The video doesn’t mince words. It promises the “complete and utter annihilation” of US-linked energy and technology companies in the region, then cuts to satellite imagery of OpenAI’s in-progress Stargate facility in the UAE. It also shows a photo of the project’s backers, though they hilariously misidentify Cisco’s chief product officer Jeetu Patel as Microsoft CEO Satya Nadella. Someone in Iran’s propaganda unit needs a better briefing deck.

This is the same Stargate project that OpenAI announced with much fanfare — a $500 billion umbrella initiative involving Oracle, Nvidia, Cisco, and SoftBank. The Abu Dhabi piece alone is $30 billion and supposed to deliver 16 gigawatts of compute power. An October 2025 update said construction was “well underway” and targeting 200 megawatts operational in 2026. How much is actually built right now? OpenAI isn’t saying.

The timing isn’t coincidental. Over the weekend, President Trump went on Truth Social and declared Tuesday would be “Power Plant Day, and Bridge Day” if Iran doesn’t open the Strait of Hormuz. He told ABC News the US plans on “blowing up the entire country” if there’s no deal. Iran’s Foreign Ministry responded Monday by saying it’s “determined to defend our national security and sovereignty with all might.”

So here we are. A multi-billion dollar AI infrastructure project — the kind of thing that’s supposed to define the next decade of computing — is now a potential military target in a geopolitical escalation. That’s a wild sentence to write, but it’s where we’re at.

The IRGC video is clearly propaganda, and the misidentification suggests they’re not exactly running a precision intelligence operation. But the threat is real enough that anyone with a stake in Stargate — and that’s a lot of big names — should be paying very close attention. Data centers are soft targets. They’re massive, they’re visible, and they’re connected to the grid in ways that make them hard to protect from a determined adversary.
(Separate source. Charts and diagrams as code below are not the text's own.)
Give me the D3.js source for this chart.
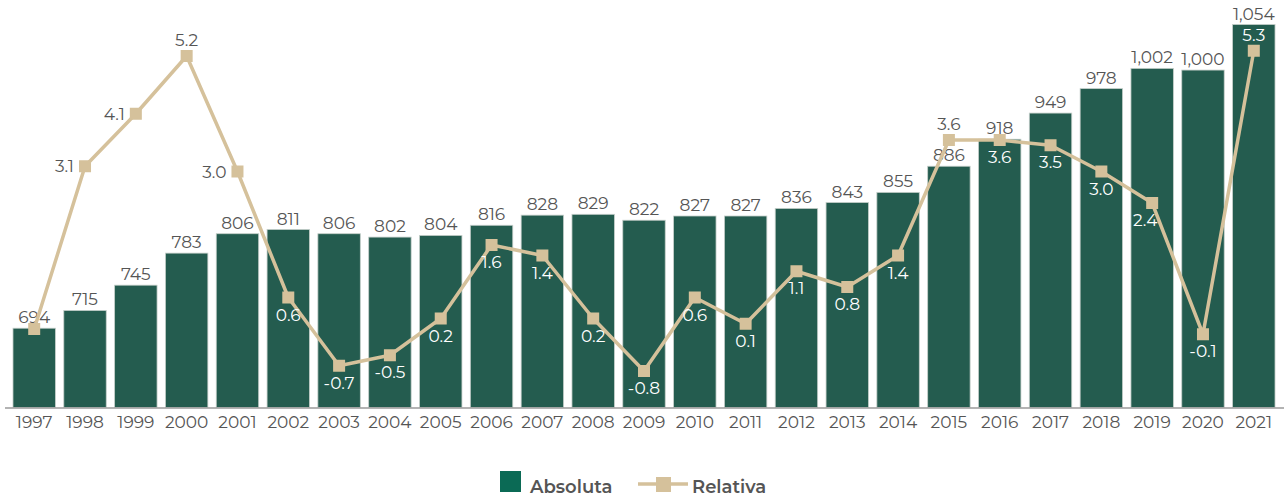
<!DOCTYPE html>
<html>
<head>
<meta charset="utf-8">
<script src="https://cdn.jsdelivr.net/npm/d3@7"></script>
<style>
  body { margin: 0; background: #fff; }
  text { font-family: Montserrat, "DejaVu Sans", sans-serif; }
</style>
</head>
<body>
<div id="chart"></div>
<script>
// data
var years = ["1997","1998","1999","2000","2001","2002","2003","2004","2005","2006","2007","2008","2009",
  "2010","2011","2012","2013","2014","2015","2016","2017","2018","2019","2020","2021"];
var absoluta = [694, 715, 745, 783, 806, 811, 806, 802, 804, 816, 828, 829, 822,
  827, 827, 836, 843, 855, 886, 918, 949, 978, 1002, 1000, 1054];
var relativa = [0, 3.1, 4.1, 5.2, 3.0, 0.6, -0.7, -0.5, 0.2, 1.6, 1.4, 0.2, -0.8,
  0.6, 0.1, 1.1, 0.8, 1.4, 3.6, 3.6, 3.5, 3.0, 2.4, -0.1, 5.3];

var svgWidth = 1286;
var svgHeight = 497;
var baseY = 407.5;

var barColor = "#245c4f";
var lineColor = "#d5c19b";
var textColor = "#555555";
var fontSize = "17px";

var svg = d3.select("#chart")
  .append("svg")
  .attr("width", svgWidth)
  .attr("height", svgHeight);

// scales
var x = d3.scaleBand()
  .domain(years)
  .range([4.5, 1283.5])
  .paddingInner(0.165)
  .paddingOuter(0.167);

var yBar = d3.scaleLinear()
  .domain([600, 1100])
  .range([baseY, baseY - 500 * 0.8436]);

var yLine = d3.scaleLinear()
  .domain([-1, 6])
  .range([329 + 52.5, 329 - 6 * 52.5]);

// bars
svg.append("g").selectAll("rect")
  .data(absoluta)
  .enter()
  .append("rect")
  .attr("x", (d, i) => x(years[i]))
  .attr("y", d => yBar(d))
  .attr("width", x.bandwidth())
  .attr("height", d => baseY - yBar(d))
  .attr("fill", barColor)
  .attr("stroke", "#c5cfca")
  .attr("stroke-width", 0.8);

// bar labels
var fmtAbs = d3.format(",");
svg.append("g").selectAll("text")
  .data(absoluta)
  .enter()
  .append("text")
  .attr("x", (d, i) => x(years[i]) + x.bandwidth() / 2)
  .attr("y", d => yBar(d) - 5)
  .attr("text-anchor", "middle")
  .attr("font-size", fontSize)
  .attr("fill", textColor)
  .text(d => fmtAbs(d));

// x axis
var xAxis = d3.axisBottom(x).tickSize(0).tickPadding(8);
var axisG = svg.append("g")
  .attr("transform", `translate(0, ${baseY})`)
  .call(xAxis);
axisG.select(".domain").attr("stroke", "#9a9a9a").attr("stroke-width", 1.5);
axisG.selectAll("text")
  .attr("font-size", fontSize)
  .attr("fill", textColor)
  .attr("font-family", "Montserrat, 'DejaVu Sans', sans-serif");

// line
var cx = i => x(years[i]) + x.bandwidth() / 2;
var line = d3.line()
  .x((d, i) => cx(i))
  .y(d => yLine(d));

svg.append("path")
  .datum(relativa)
  .attr("d", line)
  .attr("fill", "none")
  .attr("stroke", lineColor)
  .attr("stroke-width", 3.5)
  .attr("stroke-linejoin", "round");

svg.append("g").selectAll("rect")
  .data(relativa)
  .enter()
  .append("rect")
  .attr("x", (d, i) => cx(i) - 6)
  .attr("y", d => yLine(d) - 6)
  .attr("width", 12)
  .attr("height", 12)
  .attr("fill", lineColor);

// line labels: left of point for the steep rise, above at the peaks, below otherwise
// plain hyphen for negatives, like the original
var fmtRel = d => d3.format(".1f")(d).replace("\u2212", "-");
var leftYears = ["1998", "1999", "2001"];
var aboveYears = ["2000", "2015", "2021"];

var relLabels = svg.append("g");
relativa.forEach(function(d, i) {
  if (i === 0) return; // 1997 has no label
  var yr = years[i];
  var t = relLabels.append("text")
    .attr("font-size", fontSize)
    .text(fmtRel(d));
  if (leftYears.includes(yr)) {
    t.attr("x", cx(i) - 11).attr("y", yLine(d) + 6)
      .attr("text-anchor", "end").attr("fill", textColor);
  } else if (aboveYears.includes(yr)) {
    t.attr("x", cx(i)).attr("y", yLine(d) - 10)
      .attr("text-anchor", "middle")
      .attr("fill", yr === "2021" ? "#fff" : textColor);
  } else {
    t.attr("x", cx(i) + (yr === "2019" ? -7 : 0)).attr("y", yLine(d) + 23)
      .attr("text-anchor", "middle").attr("fill", "#fff");
  }
});

// legend
var legend = svg.append("g");
legend.append("rect")
  .attr("x", 500).attr("y", 471)
  .attr("width", 21).attr("height", 21)
  .attr("fill", "#0b6a55");
legend.append("text")
  .attr("x", 530).attr("y", 493)
  .attr("font-size", "18px")
  .attr("font-weight", 600)
  .attr("fill", textColor)
  .text("Absoluta");
legend.append("line")
  .attr("x1", 638).attr("x2", 688)
  .attr("y1", 484).attr("y2", 484)
  .attr("stroke", lineColor)
  .attr("stroke-width", 3.5);
legend.append("rect")
  .attr("x", 656).attr("y", 477)
  .attr("width", 15).attr("height", 15)
  .attr("fill", lineColor);
legend.append("text")
  .attr("x", 692).attr("y", 493)
  .attr("font-size", "18px")
  .attr("font-weight", 600)
  .attr("fill", textColor)
  .text("Relativa");
</script>
</body>
</html>
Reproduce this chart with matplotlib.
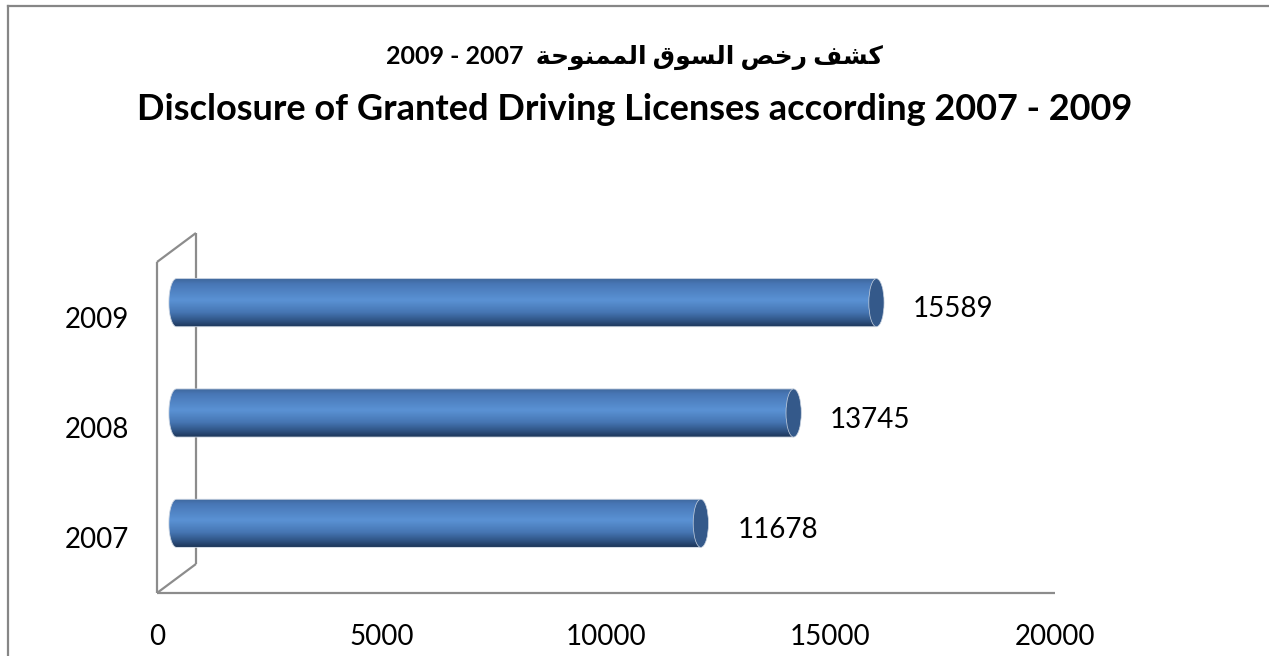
import matplotlib
matplotlib.use("Agg")
import matplotlib.pyplot as plt
import numpy as np
from matplotlib.patches import Ellipse, PathPatch
from matplotlib.path import Path
from matplotlib.lines import Line2D
from matplotlib.colors import LinearSegmentedColormap

# chart data
years = ['2007', '2008', '2009']
licenses = [11678, 13745, 15589]
x_ticks = [0, 5000, 10000, 15000, 20000]
title_ar = 'كشف رخص السوق الممنوحة'
title_years = '2007 - 2009'
title_en = 'Disclosure of Granted Driving Licenses according 2007 - 2009'

# presentation forms: isolated, final, initial, medial (matplotlib has no arabic shaping)
FORMS = {
    'ك': (0xFED9, 0xFEDA, 0xFEDB, 0xFEDC),
    'ش': (0xFEB5, 0xFEB6, 0xFEB7, 0xFEB8),
    'ف': (0xFED1, 0xFED2, 0xFED3, 0xFED4),
    'ر': (0xFEAD, 0xFEAE, None, None),
    'خ': (0xFEA5, 0xFEA6, 0xFEA7, 0xFEA8),
    'ص': (0xFEB9, 0xFEBA, 0xFEBB, 0xFEBC),
    'ا': (0xFE8D, 0xFE8E, None, None),
    'ل': (0xFEDD, 0xFEDE, 0xFEDF, 0xFEE0),
    'س': (0xFEB1, 0xFEB2, 0xFEB3, 0xFEB4),
    'و': (0xFEED, 0xFEEE, None, None),
    'ق': (0xFED5, 0xFED6, 0xFED7, 0xFED8),
    'م': (0xFEE1, 0xFEE2, 0xFEE3, 0xFEE4),
    'ن': (0xFEE5, 0xFEE6, 0xFEE7, 0xFEE8),
    'ح': (0xFEA1, 0xFEA2, 0xFEA3, 0xFEA4),
    'ة': (0xFE93, 0xFE94, None, None),
}


def shape_arabic(text):
    out = []
    for i, ch in enumerate(text):
        if ch not in FORMS:
            out.append(ch)
            continue
        prev = text[i - 1] if i > 0 else ''
        nxt = text[i + 1] if i + 1 < len(text) else ''
        joins_prev = prev in FORMS and FORMS[prev][2] is not None
        joins_next = nxt in FORMS and FORMS[ch][2] is not None
        f = FORMS[ch]
        if joins_prev and joins_next:
            code = f[3]
        elif joins_prev:
            code = f[1]
        elif joins_next:
            code = f[2]
        else:
            code = f[0]
        out.append(chr(code))
    return ''.join(out)[::-1]


# right-to-left line: numbers come out as "2009 - 2007" on the left
ar_line = ' - '.join(title_years.split(' - ')[::-1]) + '  ' + shape_arabic(title_ar)

plt.rcParams['font.family'] = ['Lato', 'DejaVu Sans']

fig = plt.figure(figsize=(12.69, 6.56), dpi=100, facecolor='white')
W, H = 1269, 656
ax = fig.add_axes([157 / W, 63 / H, 898 / W, 331 / H])
ax.set_xlim(0, 20000)
ax.set_ylim(-0.5, 2.5)
for s in ax.spines.values():
    s.set_visible(False)

# 3d wall offsets (data units)
depth_x = 868
depth_y = 0.263
grey = '#8c8c8c'
wall = [
    ([0, 20000], [-0.5, -0.5]),
    ([0, depth_x], [-0.5, -0.5 + depth_y]),
    ([0, 0], [-0.5, 2.5]),
    ([0, depth_x], [2.5, 2.5 + depth_y]),
    ([depth_x, depth_x], [-0.5 + depth_y, 2.5 + depth_y]),
]
for xs, ys in wall:
    ax.plot(xs, ys, color=grey, lw=1.6, clip_on=False, zorder=1,
            solid_capstyle='butt')

# cylinders
cyl = LinearSegmentedColormap.from_list('cyl', [
    (0.0, '#3e659a'), (0.12, '#4877b6'), (0.45, '#5a92d4'),
    (0.7, '#4676b3'), (0.88, '#2e5282'), (1.0, '#1d3659')])
grad = np.linspace(0, 1, 200).reshape(-1, 1)
half_h = 0.218
rx = 170
off_x = depth_x / 2
off_y = depth_y / 2

for i, v in enumerate(licenses):
    yc = i + off_y
    x0 = off_x
    x1 = v + off_x
    t = np.linspace(np.pi / 2, 3 * np.pi / 2, 40)
    verts = list(zip(x0 + rx * np.cos(t), yc + half_h * np.sin(t)))
    verts += [(x1, yc - half_h), (x1, yc + half_h), (x0, yc + half_h)]
    codes = [Path.MOVETO] + [Path.LINETO] * (len(verts) - 2) + [Path.CLOSEPOLY]
    body = PathPatch(Path(verts, codes), facecolor='none', edgecolor='#c9d3e0',
                     lw=0.6, zorder=3, clip_on=False)
    ax.add_patch(body)
    im = ax.imshow(grad, cmap=cyl, extent=[x0 - rx, x1, yc - half_h, yc + half_h],
                   aspect='auto', zorder=2, interpolation='bilinear')
    im.set_clip_path(body)
    cap = Ellipse((x1, yc), 2 * rx, 2 * half_h, facecolor='#34598a',
                  edgecolor='#c9d3e0', lw=0.5, zorder=4, clip_on=False)
    ax.add_patch(cap)
    ax.text(x1 + rx + 640, i + 0.07, f'{v}', fontsize=20, va='center', ha='left',
            color='black', zorder=5)

ax.set_xlim(0, 20000)
ax.set_ylim(-0.5, 2.5)
ax.set_xticks(x_ticks)
ax.set_xticklabels([str(x) for x in x_ticks])
ax.set_yticks(range(len(years)))
ax.set_yticklabels(years)
ax.tick_params(axis='x', length=0, pad=22, labelsize=20)
ax.tick_params(axis='y', length=0, pad=20, labelsize=20)

# titles
fig.text(0.5, 1 - 57 / H, ar_line, ha='center', va='center', fontsize=18,
         fontweight='bold')
fig.text(0.5, 1 - 109 / H, title_en, ha='center', va='center', fontsize=26,
         fontweight='bold')

# chart frame (only top and left edges visible in the crop)
fig.add_artist(Line2D([8 / W, 8 / W], [0, 1 - 6 / H], transform=fig.transFigure,
                      color='#868686', lw=1.6))
fig.add_artist(Line2D([8 / W, 1], [1 - 6 / H, 1 - 6 / H], transform=fig.transFigure,
                      color='#868686', lw=1.6))

fig.savefig('out.png', dpi=100)
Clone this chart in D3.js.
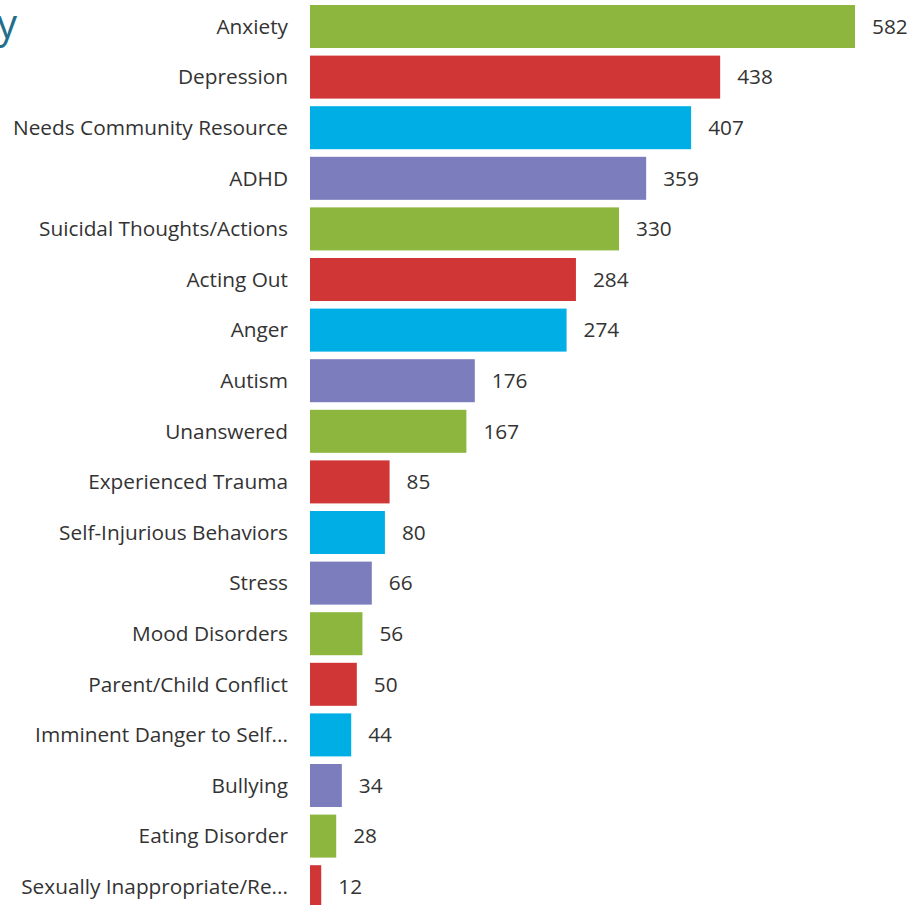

OpenAI hasn’t commented. I’m not sure what they’d say. “Our lawyers are reviewing” doesn’t quite cover it when someone’s threatening to blow up your servers.

What strikes me is how quickly AI infrastructure has become a geopolitical bargaining chip. These facilities aren’t just buildings full of GPUs anymore. They’re national assets, symbols of technological dominance, and now, apparently, targets in a propaganda war. The Stargate project was supposed to be about compute power and AGI timelines. Now it’s about whether a cruise missile can find it on Google Maps.

I don’t have a tidy take on this. It’s messy, it’s escalating, and it’s happening way faster than anyone in the AI industry probably expected. But if you’re building a massive data center in the Middle East in 2026, you should probably have a contingency plan that goes beyond “we’ll call the insurance company.”